Work to do:
Go through the records from the first line and retype each one exactly, stopping once the line with "from matplotlib.transforms import" is done. Pictures are left out.

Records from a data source
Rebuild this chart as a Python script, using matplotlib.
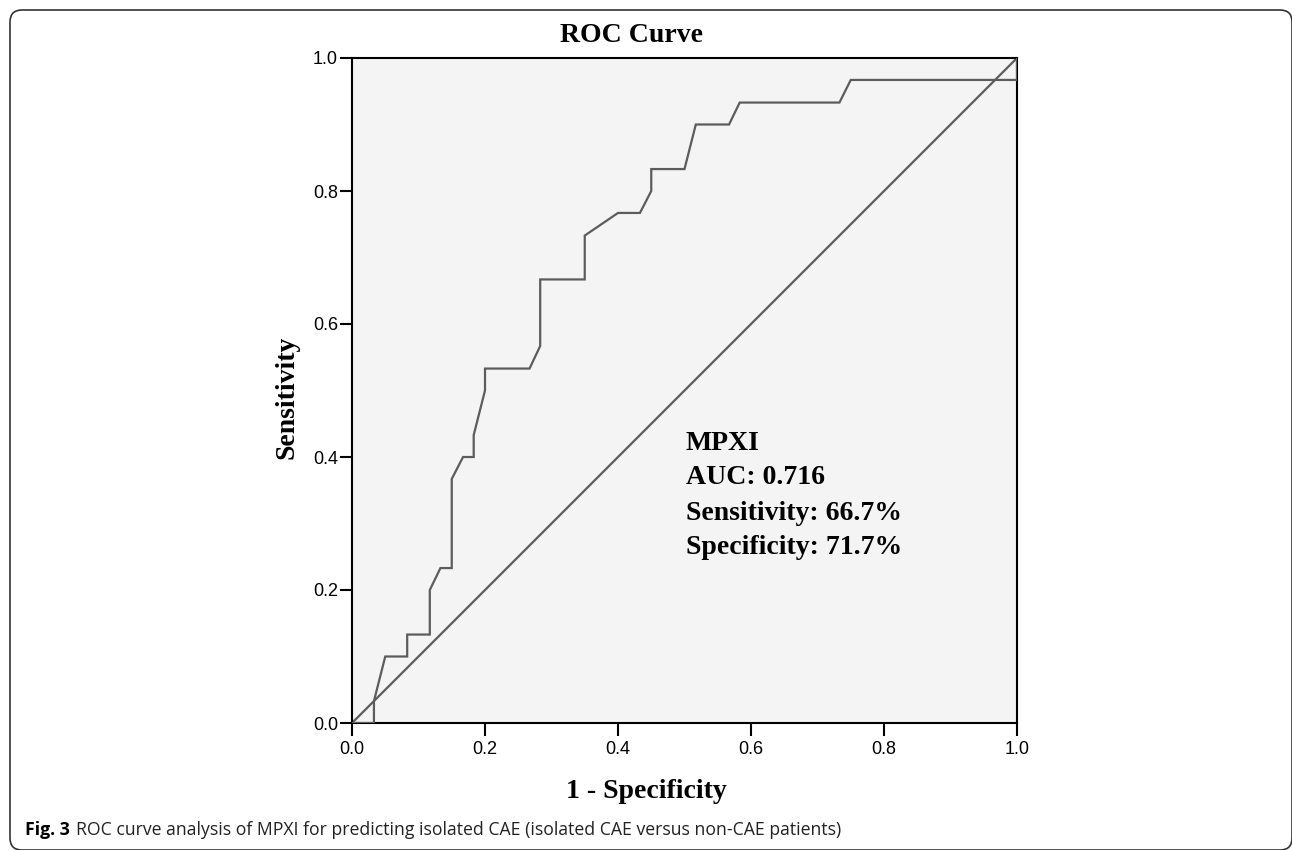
import matplotlib
matplotlib.use("Agg")
import matplotlib.pyplot as plt
from matplotlib.patches import FancyBboxPatch
from matplotlib.transforms import IdentityTransform

# ---- data ----
fpr = [0, 0.033, 0.033, 0.05, 0.083, 0.083, 0.117, 0.117, 0.133, 0.15, 0.15,
       0.167, 0.183, 0.183, 0.2, 0.2, 0.267, 0.283, 0.283, 0.35, 0.35, 0.4,
       0.433, 0.45, 0.45, 0.5, 0.517, 0.567, 0.583, 0.733, 0.75, 1.0, 1.0]
tpr = [0, 0, 0.033, 0.1, 0.1, 0.133, 0.133, 0.2, 0.233, 0.233, 0.367, 0.4,
       0.4, 0.433, 0.5, 0.533, 0.533, 0.567, 0.667, 0.667, 0.733, 0.767,
       0.767, 0.8, 0.833, 0.833, 0.9, 0.9, 0.933, 0.933, 0.967, 0.967, 1.0]
ref_x = [0, 1]
ref_y = [0, 1]
ticks = [0.0, 0.2, 0.4, 0.6, 0.8, 1.0]
tick_labels = ["0.0", "0.2", "0.4", "0.6", "0.8", "1.0"]
title = "ROC Curve"
xlabel = "1 - Specificity"
ylabel = "Sensitivity"
annot_lines = ["MPXI", "AUC: 0.716", "Sensitivity: 66.7%", "Specificity: 71.7%"]
caption_bold = "Fig. 3"
caption_rest = "ROC curve analysis of MPXI for predicting isolated CAE (isolated CAE versus non-CAE patients)"

W, H = 1292, 850
fig = plt.figure(figsize=(W / 100, H / 100), dpi=100)
fig.patch.set_facecolor("white")

# axes box (pixels): left 352, right 1017, top 58, bottom 723
ax = fig.add_axes([352 / W, 1 - 723 / H, 665 / W, 665 / H])
ax.set_facecolor("#f4f4f4")
ax.plot(fpr, tpr, color="#5c5c5c", lw=1.6, solid_joinstyle="miter", zorder=3)
ax.plot(ref_x, ref_y, color="#5c5c5c", lw=1.6, zorder=2)
ax.set_xlim(0, 1)
ax.set_ylim(0, 1)
ax.set_xticks(ticks)
ax.set_yticks(ticks)
ax.set_xticklabels(tick_labels, fontfamily="Liberation Sans", fontsize=13)
ax.set_yticklabels(tick_labels, fontfamily="Liberation Sans", fontsize=13)
ax.tick_params(axis="both", direction="out", length=9, width=1.5, color="black")
ax.tick_params(axis="x", pad=4)
ax.tick_params(axis="y", pad=1)
for s in ax.spines.values():
    s.set_linewidth(1.5)
    s.set_color("black")

serif = "Liberation Serif"
fig.text(632 / W, 1 - 35 / H, title, ha="center", va="center",
         fontfamily=serif, fontweight="bold", fontsize=20)
fig.text(646 / W, 1 - 792 / H, xlabel, ha="center", va="center",
         fontfamily=serif, fontweight="bold", fontsize=20)
fig.text(287 / W, 1 - 397 / H, ylabel, ha="center", va="center", rotation=90,
         fontfamily=serif, fontweight="bold", fontsize=20)

line_y = [444, 478, 513, 547]
for txt, yy in zip(annot_lines, line_y):
    fig.text(686 / W, 1 - yy / H, txt, ha="left", va="center",
             fontfamily=serif, fontweight="bold", fontsize=20)

# caption
t1 = fig.text(25 / W, 1 - 835 / H, caption_bold, ha="left", va="baseline",
              fontfamily="Open Sans", fontweight="bold", fontsize=12.7)
fig.canvas.draw()
bb = t1.get_window_extent()
fig.text((bb.x1 + 6) / W, 1 - 835 / H, caption_rest, ha="left", va="baseline",
         fontfamily="Open Sans", fontsize=12.7, color="#222222")

# rounded frame around figure (pixel coordinates, origin bottom-left);
# right and bottom edges sit on the image border as in the reference
frame = FancyBboxPatch((10, 0), 1282, 840, boxstyle="round,pad=0,rounding_size=12",
                       transform=IdentityTransform(), fill=False,
                       edgecolor="#333333", lw=1.2)
fig.patches.append(frame)

fig.savefig("out.png", dpi=100)
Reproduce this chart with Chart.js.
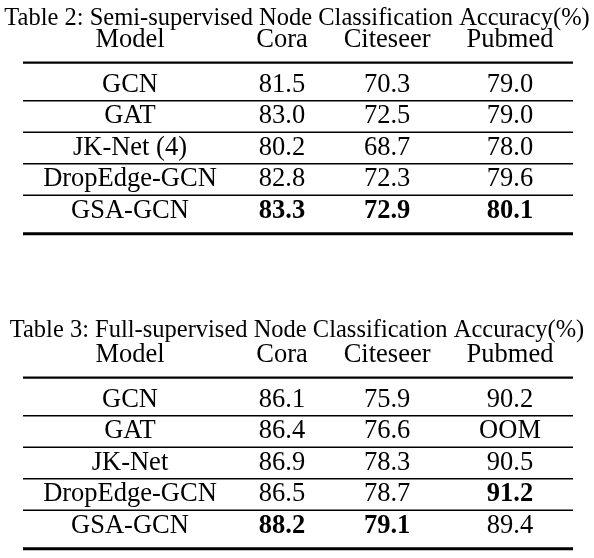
<!DOCTYPE html>
<html>
<head>
<meta charset="utf-8">
<script src="https://cdn.jsdelivr.net/npm/chart.js@4"></script>
<style>
  html, body { margin: 0; padding: 0; background: #fff; }
  canvas { display: block; }
</style>
</head>
<body>
<canvas id="tableSemi" width="594" height="279"></canvas>
<canvas id="tableFull" width="594" height="279"></canvas>
<script>
// column headers
var columns = ['Model', 'Cora', 'Citeseer', 'Pubmed'];

// Table 2 : semi-supervised
var titleSemi = 'Table 2: Semi-supervised Node Classification Accuracy(%)';
var modelsSemi = ['GCN', 'GAT', 'JK-Net (4)', 'DropEdge-GCN', 'GSA-GCN'];
var coraSemi = [81.5, 83.0, 80.2, 82.8, 83.3];
var citeseerSemi = [70.3, 72.5, 68.7, 72.3, 72.9];
var pubmedSemi = [79.0, 79.0, 78.0, 79.6, 80.1];

// Table 3 : full-supervised (null = OOM)
var titleFull = 'Table 3: Full-supervised Node Classification Accuracy(%)';
var modelsFull = ['GCN', 'GAT', 'JK-Net', 'DropEdge-GCN', 'GSA-GCN'];
var coraFull = [86.1, 86.4, 86.9, 86.5, 88.2];
var citeseerFull = [75.9, 76.6, 78.3, 78.7, 79.1];
var pubmedFull = [90.2, null, 90.5, 91.2, 89.4];
var missingText = 'OOM';

// layout (table units: x 0..1 across the rules, y = row number)
var colPos = [0.1945, 0.471, 0.662, 0.8855];
var headerRow = -0.42;
var rules = [
  { y: 0.29, w: 2.4 },
  { y: 1.5, w: 1.3 },
  { y: 2.5, w: 1.3 },
  { y: 3.5, w: 1.3 },
  { y: 4.5, w: 1.3 },
  { y: 5.72, w: 3 }
];
var textSize = 26.5;
var fontName = '"Liberation Serif", "Times New Roman", serif';

// draws the text of every cell at the point the scales give it
var cellTextPlugin = {
  id: 'cellText',
  afterDatasetsDraw: function (chart) {
    var ctx = chart.ctx;
    ctx.save();
    ctx.fillStyle = '#000';
    ctx.textAlign = 'center';
    ctx.textBaseline = 'middle';
    chart.data.datasets.forEach(function (ds, di) {
      if (!ds.cells) return;
      var meta = chart.getDatasetMeta(di);
      meta.data.forEach(function (pt, i) {
        var cell = ds.cells[i];
        ctx.font = (cell.bold ? 'bold ' : '') + textSize + 'px ' + fontName;
        ctx.fillText(cell.text, pt.x, pt.y);
      });
    });
    ctx.restore();
  }
};

function makeTable(canvasId, title, models, valueCols, titleTop, yMin) {
  var datasets = [];

  // horizontal rules
  rules.forEach(function (r) {
    datasets.push({
      type: 'line',
      data: [{ x: 0, y: r.y }, { x: 1, y: r.y }],
      borderColor: '#000',
      borderWidth: r.w,
      pointRadius: 0,
      showLine: true
    });
  });

  // header row
  datasets.push({
    data: columns.map(function (c, j) { return { x: colPos[j], y: headerRow }; }),
    cells: columns.map(function (c) { return { text: c, bold: false }; }),
    pointRadius: 0
  });

  // model names
  datasets.push({
    data: models.map(function (m, i) { return { x: colPos[0], y: i + 1 }; }),
    cells: models.map(function (m) { return { text: m, bold: false }; }),
    pointRadius: 0
  });

  // value columns, best of each column in bold
  valueCols.forEach(function (vals, j) {
    var best = Math.max.apply(null, vals.filter(function (v) { return v !== null; }));
    datasets.push({
      data: vals.map(function (v, i) { return { x: colPos[j + 1], y: i + 1 }; }),
      cells: vals.map(function (v) {
        return v === null ? { text: missingText, bold: false } : { text: v.toFixed(1), bold: v === best };
      }),
      pointRadius: 0
    });
  });

  var titleSize = 24.5;
  var areaTop = titleTop + titleSize * 1.2;
  var rowPx = 31.5;

  new Chart(document.getElementById(canvasId), {
    type: 'scatter',
    data: { datasets: datasets },
    options: {
      responsive: false,
      animation: false,
      events: [],
      layout: { padding: 0 },
      plugins: {
        legend: { display: false },
        tooltip: { enabled: false },
        title: {
          display: true,
          text: title,
          color: '#000',
          font: { family: fontName, size: titleSize, weight: 'normal' },
          padding: { top: titleTop, bottom: 0 }
        }
      },
      scales: {
        x: { type: 'linear', display: false, min: -23 / 550, max: 1 + 21 / 550 },
        y: { type: 'linear', display: false, reverse: true, min: yMin, max: yMin + (279 - areaTop) / rowPx }
      }
    },
    plugins: [cellTextPlugin]
  });
}

makeTable('tableSemi', titleSemi, modelsSemi, [coraSemi, citeseerSemi, pubmedSemi], 4, -0.638);
makeTable('tableFull', titleFull, modelsFull, [coraFull, citeseerFull, pubmedFull], 37.3, -0.724);
</script>
</body>
</html>
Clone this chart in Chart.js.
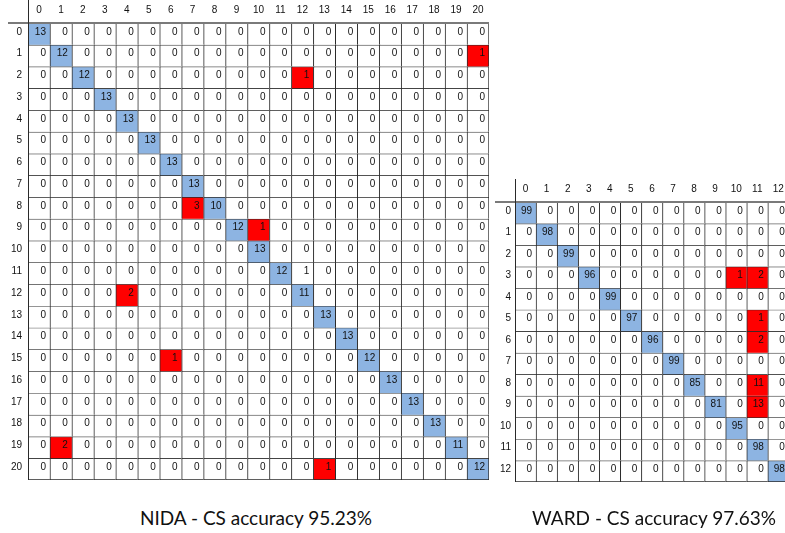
<!DOCTYPE html>
<html>
<head>
<meta charset="utf-8">
<script src="https://cdn.jsdelivr.net/npm/chart.js@4.4.0/dist/chart.umd.min.js"></script>
<style>
  html, body { margin: 0; padding: 0; background: #fff; overflow: hidden; }
  body { width: 785px; height: 533px; position: relative; }
  canvas { position: absolute; }
  #nida { left: 0; top: 0; }
  #ward { left: 490px; top: 179px; }
  .caption {
    position: absolute; font-family: Lato, sans-serif; font-size: 19px;
    line-height: 19px; color: #111; white-space: nowrap; text-align: center;
  }
</style>
</head>
<body>
<canvas id="nida" width="491" height="492"></canvas>
<canvas id="ward" width="301" height="313"></canvas>
<div class="caption" style="left: 106px; top: 508px; width: 300px;">NIDA - CS accuracy 95.23%</div>
<div class="caption" style="left: 504px; top: 508px; width: 300px;">WARD - CS accuracy 97.63%</div>
<script>
// class labels
var nidaLabels = ['0','1','2','3','4','5','6','7','8','9','10','11','12','13','14','15','16','17','18','19','20'];
var wardLabels = ['0','1','2','3','4','5','6','7','8','9','10','11','12'];

// confusion matrices, one row per true class
var nidaMatrix = [
  [13,0,0,0,0,0,0,0,0,0,0,0,0,0,0,0,0,0,0,0,0],
  [0,12,0,0,0,0,0,0,0,0,0,0,0,0,0,0,0,0,0,0,1],
  [0,0,12,0,0,0,0,0,0,0,0,0,1,0,0,0,0,0,0,0,0],
  [0,0,0,13,0,0,0,0,0,0,0,0,0,0,0,0,0,0,0,0,0],
  [0,0,0,0,13,0,0,0,0,0,0,0,0,0,0,0,0,0,0,0,0],
  [0,0,0,0,0,13,0,0,0,0,0,0,0,0,0,0,0,0,0,0,0],
  [0,0,0,0,0,0,13,0,0,0,0,0,0,0,0,0,0,0,0,0,0],
  [0,0,0,0,0,0,0,13,0,0,0,0,0,0,0,0,0,0,0,0,0],
  [0,0,0,0,0,0,0,3,10,0,0,0,0,0,0,0,0,0,0,0,0],
  [0,0,0,0,0,0,0,0,0,12,1,0,0,0,0,0,0,0,0,0,0],
  [0,0,0,0,0,0,0,0,0,0,13,0,0,0,0,0,0,0,0,0,0],
  [0,0,0,0,0,0,0,0,0,0,0,12,1,0,0,0,0,0,0,0,0],
  [0,0,0,0,2,0,0,0,0,0,0,0,11,0,0,0,0,0,0,0,0],
  [0,0,0,0,0,0,0,0,0,0,0,0,0,13,0,0,0,0,0,0,0],
  [0,0,0,0,0,0,0,0,0,0,0,0,0,0,13,0,0,0,0,0,0],
  [0,0,0,0,0,0,1,0,0,0,0,0,0,0,0,12,0,0,0,0,0],
  [0,0,0,0,0,0,0,0,0,0,0,0,0,0,0,0,13,0,0,0,0],
  [0,0,0,0,0,0,0,0,0,0,0,0,0,0,0,0,0,13,0,0,0],
  [0,0,0,0,0,0,0,0,0,0,0,0,0,0,0,0,0,0,13,0,0],
  [0,2,0,0,0,0,0,0,0,0,0,0,0,0,0,0,0,0,0,11,0],
  [0,0,0,0,0,0,0,0,0,0,0,0,0,1,0,0,0,0,0,0,12]
];
var wardMatrix = [
  [99,0,0,0,0,0,0,0,0,0,0,0,0],
  [0,98,0,0,0,0,0,0,0,0,0,0,0],
  [0,0,99,0,0,0,0,0,0,0,0,0,0],
  [0,0,0,96,0,0,0,0,0,0,1,2,0],
  [0,0,0,0,99,0,0,0,0,0,0,0,0],
  [0,0,0,0,0,97,0,0,0,0,0,1,0],
  [0,0,0,0,0,0,96,0,0,0,0,2,0],
  [0,0,0,0,0,0,0,99,0,0,0,0,0],
  [0,0,0,0,0,0,0,0,85,0,0,11,0],
  [0,0,0,0,0,0,0,0,0,81,0,13,0],
  [0,0,0,0,0,0,0,0,0,0,95,0,0],
  [0,0,0,0,0,0,0,0,0,0,0,98,0],
  [0,0,0,0,0,0,0,0,0,0,0,0,98]
];
// off-diagonal cells left uncoloured in the source ([row, col])
var nidaPlain = [[11, 12]];
var wardPlain = [];

var BLUE = '#8db4e2';
var RED = '#ff0000';
var LINE = '#2a2a2a';
var FONT = '"Liberation Sans", Arial, sans-serif';

function cellColor(matrix, plain, r, c) {
  if (r === c) return BLUE;
  if (matrix[r][c] === 0) return '#ffffff';
  for (var i = 0; i < plain.length; i++) {
    if (plain[i][0] === r && plain[i][1] === c) return '#ffffff';
  }
  return RED;
}

// draws the counts inside the cells and the header rules
var cellText = {
  id: 'cellText',
  afterDatasetsDraw: function (chart, args, opts) {
    var ctx = chart.ctx, xs = chart.scales.x, ys = chart.scales.y;
    var area = chart.chartArea;
    var m = opts.matrix;
    var half = (xs.getPixelForValue(1) - xs.getPixelForValue(0)) / 2;
    ctx.save();
    ctx.font = '10px ' + FONT;
    ctx.fillStyle = '#111';
    ctx.textAlign = 'right';
    ctx.textBaseline = 'middle';
    for (var r = 0; r < m.length; r++) {
      for (var c = 0; c < m[r].length; c++) {
        var x = xs.getPixelForValue(c) + half - 4;
        var y = ys.getPixelForValue(r) - 2;
        ctx.fillText(String(m[r][c]), x, y);
      }
    }
    // header rules
    ctx.strokeStyle = '#7a7a7a';
    ctx.lineWidth = 2;
    ctx.beginPath();
    ctx.moveTo(area.left - 20, area.top);
    ctx.lineTo(area.right, area.top);
    ctx.stroke();
    ctx.strokeStyle = LINE;
    ctx.lineWidth = 1;
    ctx.beginPath();
    ctx.moveTo(area.left + 0.5, 0);
    ctx.lineTo(area.left + 0.5, area.bottom);
    ctx.stroke();
    ctx.restore();
  }
};

function makeMatrix(id, labels, matrix, plain, yWidth) {
  var n = labels.length;
  var datasets = matrix.map(function (row, r) {
    return {
      label: labels[r],
      data: row.map(function () { return [r - 0.5, r + 0.5]; }),
      backgroundColor: row.map(function (v, c) { return cellColor(matrix, plain, r, c); }),
      borderColor: LINE,
      borderSkipped: false,
      borderWidth: function (ctx) {
        var c = ctx.dataIndex;
        return { top: 1, left: 1, right: c === n - 1 ? 1 : 0, bottom: r === n - 1 ? 1 : 0 };
      },
      grouped: false,
      categoryPercentage: 1,
      barPercentage: 1
    };
  });

  return new Chart(document.getElementById(id).getContext('2d'), {
    type: 'bar',
    data: { labels: labels, datasets: datasets },
    options: {
      responsive: false,
      animation: false,
      events: [],
      layout: { padding: { left: 0, top: 0, right: 2, bottom: 2 } },
      plugins: {
        legend: { display: false },
        tooltip: { enabled: false },
        cellText: { matrix: matrix }
      },
      scales: {
        x: {
          position: 'top',
          grid: { display: false, drawTicks: false },
          border: { display: false },
          ticks: { color: '#111', font: { family: FONT, size: 10 }, padding: 7, maxRotation: 0, autoSkip: false },
          afterFit: function (s) { s.height = 23; }
        },
        y: {
          type: 'linear',
          reverse: true,
          min: -0.5,
          max: n - 0.5,
          grid: { display: false, drawTicks: false },
          border: { display: false },
          afterBuildTicks: function (s) {
            s.ticks = labels.map(function (l, i) { return { value: i }; });
          },
          ticks: {
            color: '#111',
            font: { family: FONT, size: 10 },
            padding: yWidth === 28 ? 6 : 4,
            labelOffset: -2,
            callback: function (v) { return labels[v]; }
          },
          afterFit: function (s) { s.width = yWidth; }
        }
      }
    },
    plugins: [cellText]
  });
}

makeMatrix('nida', nidaLabels, nidaMatrix, nidaPlain, 28);
makeMatrix('ward', wardLabels, wardMatrix, wardPlain, 25);
</script>
</body>
</html>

Reply to the exercise:
Rebuild this chart as a Python script, using matplotlib.
import matplotlib
matplotlib.use("Agg")
import matplotlib.pyplot as plt
from matplotlib.patches import FancyBboxPatch
from matplotlib.transforms import IdentityTransform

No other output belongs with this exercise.